Provided records:

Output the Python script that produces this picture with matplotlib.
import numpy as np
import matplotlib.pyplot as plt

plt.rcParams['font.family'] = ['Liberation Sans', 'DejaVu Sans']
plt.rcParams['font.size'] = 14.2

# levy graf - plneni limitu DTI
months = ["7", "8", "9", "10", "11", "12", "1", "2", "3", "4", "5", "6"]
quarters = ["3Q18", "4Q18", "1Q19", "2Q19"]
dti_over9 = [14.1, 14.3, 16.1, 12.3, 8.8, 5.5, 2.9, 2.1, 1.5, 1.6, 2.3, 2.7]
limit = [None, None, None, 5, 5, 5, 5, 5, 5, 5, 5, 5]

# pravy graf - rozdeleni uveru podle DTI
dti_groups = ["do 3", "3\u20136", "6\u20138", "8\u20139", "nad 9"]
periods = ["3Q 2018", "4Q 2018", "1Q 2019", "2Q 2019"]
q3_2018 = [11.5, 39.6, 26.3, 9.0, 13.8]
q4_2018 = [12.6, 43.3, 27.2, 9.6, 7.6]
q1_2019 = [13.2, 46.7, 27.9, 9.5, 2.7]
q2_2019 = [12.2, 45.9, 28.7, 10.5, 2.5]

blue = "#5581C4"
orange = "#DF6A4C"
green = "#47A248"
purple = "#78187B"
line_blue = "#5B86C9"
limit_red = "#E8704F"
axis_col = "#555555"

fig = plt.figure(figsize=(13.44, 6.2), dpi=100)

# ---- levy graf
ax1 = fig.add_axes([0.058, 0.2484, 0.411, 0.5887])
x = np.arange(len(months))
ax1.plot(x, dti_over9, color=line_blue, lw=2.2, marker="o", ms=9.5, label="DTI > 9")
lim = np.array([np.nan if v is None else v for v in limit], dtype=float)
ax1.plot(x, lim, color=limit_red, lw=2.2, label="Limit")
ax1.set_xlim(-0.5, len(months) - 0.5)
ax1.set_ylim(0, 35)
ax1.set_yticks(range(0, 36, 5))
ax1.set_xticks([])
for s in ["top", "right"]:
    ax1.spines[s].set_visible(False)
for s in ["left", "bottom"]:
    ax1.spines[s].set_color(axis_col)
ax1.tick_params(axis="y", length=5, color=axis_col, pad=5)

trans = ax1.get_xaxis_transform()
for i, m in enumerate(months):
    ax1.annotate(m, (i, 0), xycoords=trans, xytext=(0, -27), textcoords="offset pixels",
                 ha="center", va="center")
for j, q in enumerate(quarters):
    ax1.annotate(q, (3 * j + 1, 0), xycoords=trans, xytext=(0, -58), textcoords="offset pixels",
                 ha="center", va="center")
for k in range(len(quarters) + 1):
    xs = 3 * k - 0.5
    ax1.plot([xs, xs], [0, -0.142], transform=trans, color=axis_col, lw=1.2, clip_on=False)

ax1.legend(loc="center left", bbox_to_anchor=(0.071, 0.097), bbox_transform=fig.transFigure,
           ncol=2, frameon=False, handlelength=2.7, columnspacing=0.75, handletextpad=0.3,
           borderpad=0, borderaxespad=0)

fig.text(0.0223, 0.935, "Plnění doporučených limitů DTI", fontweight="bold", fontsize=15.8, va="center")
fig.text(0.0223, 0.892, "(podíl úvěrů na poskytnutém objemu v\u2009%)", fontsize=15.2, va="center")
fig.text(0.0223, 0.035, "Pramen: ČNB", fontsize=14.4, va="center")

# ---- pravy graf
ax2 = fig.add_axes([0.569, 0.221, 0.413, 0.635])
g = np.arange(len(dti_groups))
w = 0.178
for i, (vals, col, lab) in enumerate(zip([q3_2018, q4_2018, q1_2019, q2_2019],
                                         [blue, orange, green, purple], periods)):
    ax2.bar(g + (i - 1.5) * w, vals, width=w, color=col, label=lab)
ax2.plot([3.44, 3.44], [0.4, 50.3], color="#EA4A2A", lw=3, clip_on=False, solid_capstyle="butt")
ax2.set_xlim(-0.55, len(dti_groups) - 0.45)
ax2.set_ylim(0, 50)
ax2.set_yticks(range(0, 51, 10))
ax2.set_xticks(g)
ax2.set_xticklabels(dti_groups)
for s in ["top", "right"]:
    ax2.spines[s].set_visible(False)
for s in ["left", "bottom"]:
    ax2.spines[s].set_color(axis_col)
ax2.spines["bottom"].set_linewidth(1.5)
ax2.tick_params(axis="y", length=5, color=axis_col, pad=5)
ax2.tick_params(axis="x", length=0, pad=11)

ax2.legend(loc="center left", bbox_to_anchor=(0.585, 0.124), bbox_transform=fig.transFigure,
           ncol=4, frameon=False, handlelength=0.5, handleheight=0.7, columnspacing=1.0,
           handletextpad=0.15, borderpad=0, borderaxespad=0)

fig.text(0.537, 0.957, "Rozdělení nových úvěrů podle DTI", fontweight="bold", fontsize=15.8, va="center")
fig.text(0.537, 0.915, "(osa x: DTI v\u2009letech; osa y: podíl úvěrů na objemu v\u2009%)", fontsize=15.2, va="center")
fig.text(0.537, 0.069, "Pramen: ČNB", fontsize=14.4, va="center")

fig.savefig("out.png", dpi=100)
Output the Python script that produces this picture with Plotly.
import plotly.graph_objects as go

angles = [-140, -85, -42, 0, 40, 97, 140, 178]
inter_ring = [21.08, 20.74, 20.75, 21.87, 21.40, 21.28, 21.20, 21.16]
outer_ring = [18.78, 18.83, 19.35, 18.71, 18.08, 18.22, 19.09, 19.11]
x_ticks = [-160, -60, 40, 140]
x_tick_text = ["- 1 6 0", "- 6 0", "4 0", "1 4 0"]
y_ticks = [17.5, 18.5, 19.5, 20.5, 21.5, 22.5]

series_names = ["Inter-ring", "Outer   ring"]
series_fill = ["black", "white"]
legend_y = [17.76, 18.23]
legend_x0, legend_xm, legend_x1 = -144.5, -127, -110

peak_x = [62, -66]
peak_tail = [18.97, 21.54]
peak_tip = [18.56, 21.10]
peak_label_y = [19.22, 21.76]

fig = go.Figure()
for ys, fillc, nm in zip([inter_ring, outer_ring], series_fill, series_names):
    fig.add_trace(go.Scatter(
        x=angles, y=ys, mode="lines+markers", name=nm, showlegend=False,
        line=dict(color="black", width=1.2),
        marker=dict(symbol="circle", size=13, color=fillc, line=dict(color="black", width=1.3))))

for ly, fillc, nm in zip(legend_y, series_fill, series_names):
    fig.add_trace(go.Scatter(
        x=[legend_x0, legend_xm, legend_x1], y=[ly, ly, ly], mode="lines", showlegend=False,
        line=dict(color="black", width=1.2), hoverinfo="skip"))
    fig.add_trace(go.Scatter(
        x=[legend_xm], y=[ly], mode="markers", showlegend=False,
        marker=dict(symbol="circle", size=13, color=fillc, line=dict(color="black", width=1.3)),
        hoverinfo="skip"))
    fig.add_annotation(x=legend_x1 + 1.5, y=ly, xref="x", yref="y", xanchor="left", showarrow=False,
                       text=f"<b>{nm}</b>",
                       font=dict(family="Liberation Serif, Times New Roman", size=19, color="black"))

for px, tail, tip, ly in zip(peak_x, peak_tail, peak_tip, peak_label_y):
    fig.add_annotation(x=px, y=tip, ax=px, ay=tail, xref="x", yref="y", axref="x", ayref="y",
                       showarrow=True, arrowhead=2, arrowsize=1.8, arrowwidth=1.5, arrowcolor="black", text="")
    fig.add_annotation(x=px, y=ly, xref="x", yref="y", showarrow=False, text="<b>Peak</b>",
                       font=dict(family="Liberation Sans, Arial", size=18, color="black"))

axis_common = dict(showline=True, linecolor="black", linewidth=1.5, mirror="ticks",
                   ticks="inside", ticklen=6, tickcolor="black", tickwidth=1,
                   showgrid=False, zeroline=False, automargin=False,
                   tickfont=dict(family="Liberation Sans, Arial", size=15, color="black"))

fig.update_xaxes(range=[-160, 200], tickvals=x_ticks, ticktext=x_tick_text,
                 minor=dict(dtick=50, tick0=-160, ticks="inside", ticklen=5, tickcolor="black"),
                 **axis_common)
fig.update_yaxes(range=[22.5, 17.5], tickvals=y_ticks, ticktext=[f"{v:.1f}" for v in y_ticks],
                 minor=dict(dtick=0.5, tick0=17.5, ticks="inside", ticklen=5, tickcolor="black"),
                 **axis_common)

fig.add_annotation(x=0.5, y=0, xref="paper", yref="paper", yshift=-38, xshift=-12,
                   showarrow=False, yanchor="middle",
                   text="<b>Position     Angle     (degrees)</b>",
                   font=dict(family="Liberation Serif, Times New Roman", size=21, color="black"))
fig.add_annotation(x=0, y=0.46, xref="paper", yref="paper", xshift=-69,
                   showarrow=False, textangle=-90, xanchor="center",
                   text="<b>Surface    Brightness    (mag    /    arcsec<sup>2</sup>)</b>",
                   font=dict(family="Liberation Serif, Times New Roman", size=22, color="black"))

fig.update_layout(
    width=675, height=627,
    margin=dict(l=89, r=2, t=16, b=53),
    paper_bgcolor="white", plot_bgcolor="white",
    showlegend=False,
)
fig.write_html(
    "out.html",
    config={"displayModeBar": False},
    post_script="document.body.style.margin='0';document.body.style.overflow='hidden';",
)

Set problem:
Find each line with the string "picture" and copy it out.

Solution to the problem:
Output the Python script that produces this picture with matplotlib.
Output the Python script that produces this picture with Plotly.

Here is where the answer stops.